Here fsync at every write is mandatory because if nodes go down and restart, they MUST have the latest value of the “current” key. If the value of current returns backward, it is possible to violate our safety property that states that the newly generated IDs are always greater than any other ID generated in the past. However if you use a full replicated FSM to achieve the same goal, you need fsync anyway (but you don’t have the problem of the concurrent accesses. For example using Raft in normal conditions you have a single leader you can send requests to).

So, in the case of Redis, it must be configured with AOF enabled and the AOF fsync policy set to always, to make sure the write is always persisted before to reply to the client.

## What do I do with those IDs

A set of IDs like that, have a property which is called “total ordering”, so they are very useful in different contexts. Usually it is hard with distributed computations to say what happened before and what happened after. Using those IDs you always know the order of certain events.

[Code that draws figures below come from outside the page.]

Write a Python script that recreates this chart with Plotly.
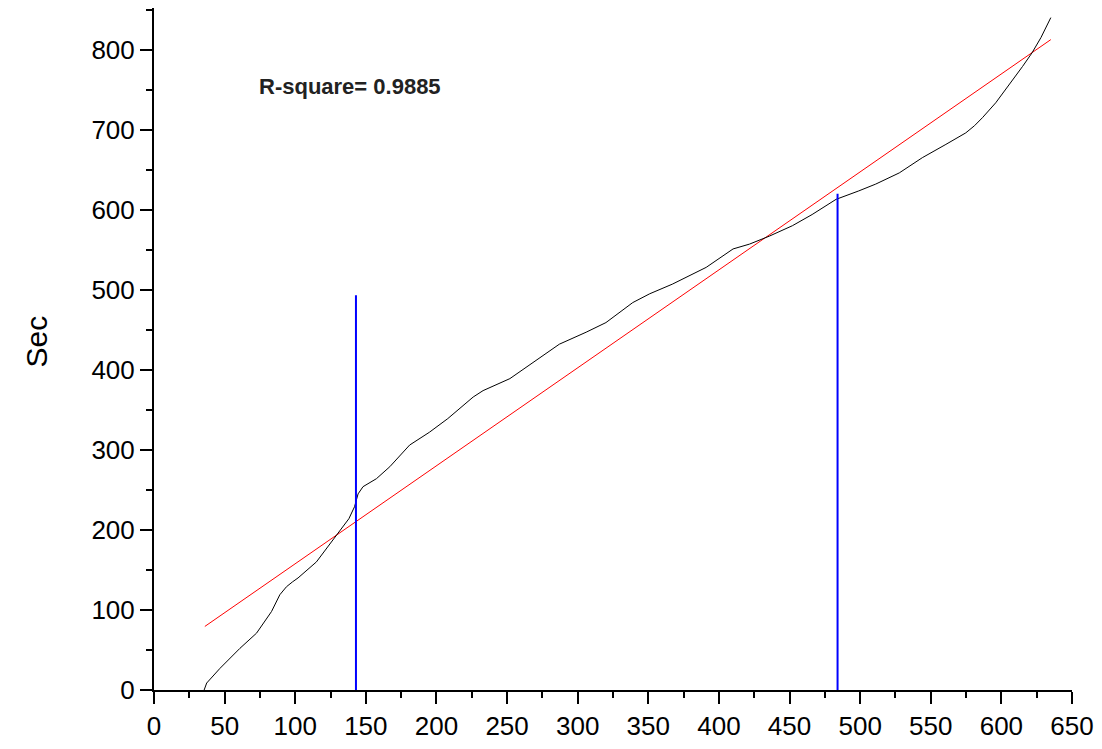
import plotly.graph_objects as go

# Measured curve: time (Sec) against position
curve_x = [35.5, 37.3, 46.7, 60.8, 72.6, 83.2, 89.1, 93.8, 98, 102, 115, 130, 138, 142,
           144.5, 148, 157.5, 167, 176.3, 181, 195, 208, 226, 233, 252, 270.7, 287, 306,
           320, 339, 351, 367, 391, 410, 421.6, 435.7, 452, 466, 483, 499, 511, 527.7,
           544, 560.7, 574.8, 581, 586.6, 596, 605.5, 615, 621.7, 628, 635]
curve_y = [0, 8.7, 27, 52, 71, 98, 119, 129, 135, 140, 160, 196, 214, 229,
           245, 254, 264, 279, 297, 306, 322, 339, 366, 374, 389, 412, 432, 447,
           459, 484, 495, 507, 528, 551, 557, 567, 580, 594, 613, 623.5, 632, 646,
           665, 681.6, 696, 705, 715, 733.6, 756, 779, 796, 815, 840]

# Linear fit end points
fit_x = [36, 635]
fit_y = [79.4, 812.5]

# Vertical markers: x position, bottom and top values
marker_x = [143, 484]
marker_bottom = [-7, -7]
marker_top = [493, 620]

r_square_text = "R-square= 0.9885"

FONT = "Arial, Liberation Sans, sans-serif"

fig = go.Figure()

fig.add_trace(go.Scatter(x=fit_x, y=fit_y, mode="lines",
                         line=dict(color="#ff0000", width=1), showlegend=False))
fig.add_trace(go.Scatter(x=curve_x, y=curve_y, mode="lines",
                         line=dict(color="#000000", width=1), showlegend=False))
for mx, yb, yt in zip(marker_x, marker_bottom, marker_top):
    fig.add_trace(go.Scatter(x=[mx, mx], y=[yb, yt], mode="lines", cliponaxis=False,
                             line=dict(color="#0000ff", width=2), showlegend=False))

fig.add_annotation(x=72.9, y=754, xref="x", yref="y", text="<b>" + r_square_text + "</b>",
                   showarrow=False, xanchor="left", yanchor="middle",
                   font=dict(family=FONT, size=22, color="#222222"))

fig.add_annotation(x=-0.128, y=436, xref="paper", yref="y", text="Sec", textangle=-90,
                   showarrow=False, xanchor="center", yanchor="middle",
                   font=dict(family=FONT, size=30, color="#000000"))

axis_common = dict(
    showline=True, linecolor="black", linewidth=2,
    ticks="outside", ticklen=12, tickwidth=2, tickcolor="black",
    showgrid=False, zeroline=False,
    tickfont=dict(family=FONT, size=26, color="#000000"),
)

fig.update_xaxes(range=[0, 650], tick0=0, dtick=50,
                 minor=dict(ticks="outside", ticklen=6, tickwidth=2, tickcolor="black", dtick=25, showgrid=False),
                 **axis_common)
fig.update_yaxes(range=[0, 852], tick0=0, dtick=100,
                 minor=dict(ticks="outside", ticklen=6, tickwidth=2, tickcolor="black", dtick=50, showgrid=False),
                 **axis_common)

fig.update_layout(
    width=1102, height=749,
    margin=dict(l=154, r=29, t=8, b=57),
    paper_bgcolor="white", plot_bgcolor="white",
    font=dict(family=FONT),
)

fig.write_html("out.html")
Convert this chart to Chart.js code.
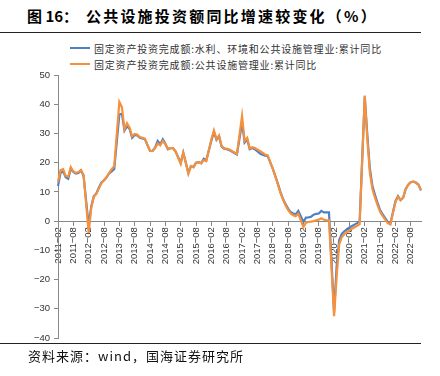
<!DOCTYPE html>
<html>
<head>
<meta charset="utf-8">
<script src="https://cdn.jsdelivr.net/npm/chart.js@4.4.0/dist/chart.umd.min.js"></script>
<style>
  html, body { margin: 0; padding: 0; background: #fff; }
  #wrap { position: relative; width: 440px; height: 376px; overflow: hidden; background: #fff; }
  #chart { position: absolute; left: 0; top: 0; }
  .t1 { position: absolute; top: 5px; left: 27px; font: bold 15px "Noto Sans CJK SC", sans-serif; color: #000; white-space: nowrap; }
  .t2 { position: absolute; top: 5px; left: 86px; font: bold 15px "Noto Sans CJK SC", sans-serif; color: #000; letter-spacing: 2.2px; white-space: nowrap; }
  .rule { position: absolute; left: 0; width: 421px; height: 1px; background: #222; }
  #legend { position: absolute; left: 70px; top: 40px; }
  .lg-item { display: flex; align-items: center; height: 16px; }
  .lg-line { width: 20px; height: 2px; margin-right: 4px; }
  .lg-text { font: 10px "Noto Sans CJK SC", sans-serif; color: #333; letter-spacing: 0.8px; white-space: nowrap; }
  .src { position: absolute; left: 28px; top: 346px; font: 13px "Noto Sans CJK SC", sans-serif; color: #111; letter-spacing: 1px; white-space: nowrap; }
</style>
</head>
<body>
<div id="wrap">
  <div class="t1">图 16：</div>
  <div class="t2">公共设施投资额同比增速较变化（%）</div>
  <div class="rule" style="top:32px"></div>
  <div id="legend"></div>
  <canvas id="chart" width="440" height="376"></canvas>
  <div class="rule" style="top:343px"></div>
  <div class="src">资料来源：wind，国海证券研究所</div>
</div>
<script>
// Categories: monthly, 2011-02 .. 2022-12 (January has no cumulative data -> null)
const categories = [];
for (let y = 2011; y <= 2022; y++) {
  for (let m = 1; m <= 12; m++) {
    if (y === 2011 && m === 1) continue;
    categories.push(y + '-' + String(m).padStart(2, '0'));
  }
}

const seriesNames = [
  '固定资产投资完成额:水利、环境和公共设施管理业:累计同比',
  '固定资产投资完成额:公共设施管理业:累计同比'
];

// 水利、环境和公共设施管理业 (blue)
const waterEnvPublic = [
  12.0, 16.5, 17.0, 15.0, 14.5, 18.0, 16.8, 16.3, 16.5, 17.3, 15.5,          // 2011 Feb-Dec
  null, -1.5, 5.0, 8.5, 9.5, 11.5, 13.2, 14.0, 15.0, 16.3, 17.0, 17.8,      // 2012
  null, 36.5, 36.7, 31.0, 32.5, 31.5, 28.5, 29.5, 29.3, 28.5, 28.3, 28.0,   // 2013
  null, 24.0, 24.0, 25.2, 27.4, 26.3, 28.0, 26.5, 24.6, 25.0, 25.0, 23.8,   // 2014
  null, 20.0, 23.4, 20.0, 16.5, 18.8, 18.5, 20.0, 20.2, 19.8, 21.3, 20.8,   // 2015
  null, 27.5, 30.5, 27.8, 29.0, 25.5, 24.8, 24.6, 24.3, 23.8, 23.3, 22.8,   // 2016
  null, 33.7, 26.9, 28.0, 24.6, 25.0, 24.6, 23.9, 23.1, 22.7, 22.4, 22.3,   // 2017
  null, 18.0, 15.4, 12.8, 10.0, 7.7, 5.8, 4.3, 3.1, 2.6, 2.3, 3.5,          // 2018
  null, -0.3, 1.2, 1.3, 1.5, 2.2, 2.5, 2.6, 3.5, 3.0, 3.0, 3.0,             // 2019
  null, -31.0, -15.5, -6.5, -4.4, -3.5, -2.8, -2.2, -1.7, -1.2, -0.7, -0.1, // 2020
  null, 42.5, 29.5, 18.0, 12.0, 9.0, 6.2, 3.8, 2.3, 1.0, -0.3, -0.9,        // 2021
  null, 6.8, 8.5, 7.2, 8.0, 10.9, 12.5, 13.3, 13.5, 13.2, 12.5, 10.5        // 2022
];

// 公共设施管理业 (orange)
const publicFacilities = [
  13.5, 17.5, 17.8, 15.5, 15.2, 18.5, 17.0, 16.5, 16.8, 17.5, 15.8,          // 2011 Feb-Dec
  null, -4.0, 4.5, 8.3, 9.3, 11.2, 13.0, 14.0, 15.0, 16.5, 17.8, 18.8,      // 2012
  null, 40.8, 39.0, 31.5, 33.5, 32.0, 29.0, 29.8, 29.6, 28.8, 28.5, 28.2,   // 2013
  null, 24.0, 24.0, 25.0, 26.6, 25.9, 27.4, 26.3, 24.6, 25.0, 25.0, 23.8,   // 2014
  null, 19.6, 23.4, 20.0, 16.2, 18.8, 18.5, 20.0, 20.2, 19.8, 20.9, 20.5,   // 2015
  null, 28.0, 31.0, 28.0, 29.3, 25.7, 24.9, 24.8, 24.5, 24.0, 23.5, 23.0,   // 2016
  null, 36.0, 27.4, 28.5, 24.9, 25.3, 25.0, 24.5, 24.0, 23.4, 22.8, 22.6,   // 2017
  null, 18.0, 15.4, 12.6, 9.7, 7.4, 5.4, 3.8, 2.6, 2.0, 1.7, 2.5,           // 2018
  null, -2.0, -0.5, -0.3, -0.2, 0.0, 0.3, 0.5, 1.0, 0.5, 0.3, 0.3,          // 2019
  null, -32.5, -19.0, -8.0, -5.5, -4.5, -3.7, -3.2, -2.6, -2.1, -1.6, -1.0, // 2020
  null, 43.0, 28.0, 16.5, 11.0, 8.0, 5.5, 3.2, 1.8, 0.5, -0.7, -1.1,        // 2021
  null, 6.5, 8.3, 7.2, 8.0, 10.9, 12.5, 13.3, 13.5, 13.2, 12.5, 10.5        // 2022
];

const yTicks = { min: -40, max: 50, step: 10 };
const tickEvery = 6; // label every 6 months (02 / 08)

const BLUE = '#4F7FC4';
const ORANGE = '#F5913D';

Chart.defaults.font.family = "'Liberation Sans', Arial, sans-serif";

const chart = new Chart(document.getElementById('chart'), {
  type: 'line',
  data: {
    labels: categories,
    datasets: [
      { label: seriesNames[0], data: waterEnvPublic, borderColor: BLUE, backgroundColor: BLUE,
        borderWidth: 2.2, pointRadius: 0, tension: 0, spanGaps: true, order: 1 },
      { label: seriesNames[1], data: publicFacilities, borderColor: ORANGE, backgroundColor: ORANGE,
        borderWidth: 2.2, pointRadius: 0, tension: 0, spanGaps: true, order: 0 }
    ]
  },
  options: {
    responsive: false,
    animation: false,
    devicePixelRatio: 1,
    layout: { padding: { top: 75, bottom: 38, left: 0, right: 19 } },
    plugins: { legend: { display: false }, tooltip: { enabled: false } },
    scales: {
      x: {
        type: 'category',
        position: { y: 0 },
        offset: false,
        grid: {
          display: true, drawOnChartArea: false, tickLength: 4,
          tickColor: (ctx) => (ctx.index % tickEvery === 0 ? '#888' : 'rgba(0,0,0,0)')
        },
        border: { display: true, color: '#888', width: 1 },
        ticks: {
          autoSkip: false, minRotation: 90, maxRotation: 90, padding: 2,
          color: '#333', font: { size: 9.5 },
          callback: function (v, i) {
            return i % tickEvery === 0 ? categories[i].replace('-', '\u2212') : '';
          }
        }
      },
      y: {
        min: yTicks.min, max: yTicks.max,
        afterFit: (scale) => { scale.width = 58; },
        grid: { display: true, drawOnChartArea: false, tickLength: 4, tickColor: '#888' },
        border: { display: true, color: '#888', width: 1 },
        ticks: {
          stepSize: yTicks.step, padding: 4, color: '#333', font: { size: 9.5 },
          callback: (v) => String(v).replace('-', '\u2212')
        }
      }
    }
  }
});

// HTML legend generated from the chart's datasets
const legendEl = document.getElementById('legend');
chart.data.datasets.forEach(ds => {
  const item = document.createElement('div');
  item.className = 'lg-item';
  const line = document.createElement('span');
  line.className = 'lg-line';
  line.style.background = ds.borderColor;
  const txt = document.createElement('span');
  txt.className = 'lg-text';
  txt.textContent = ds.label;
  item.appendChild(line);
  item.appendChild(txt);
  legendEl.appendChild(item);
});
</script>
</body>
</html>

To give you a simple example: different processes, using this system, may compute a list of items, and take each sub-list in their local storage. At the end, they could merge the multiple lists and get a final list in the right order, as if there was a single shared list since the start where each process was able to append an item.

## Origins of this algorithm

What described here closely resembles both Paxos first phase and Raft leader election. However it seems just a special case of Lamport timestamp where the majority is used in order to create total ordering.

Many thanks to Max Neunhoeffer and Martin Kleppmann for feedbacks about the initial draft of this blog post. Note that any error is mine.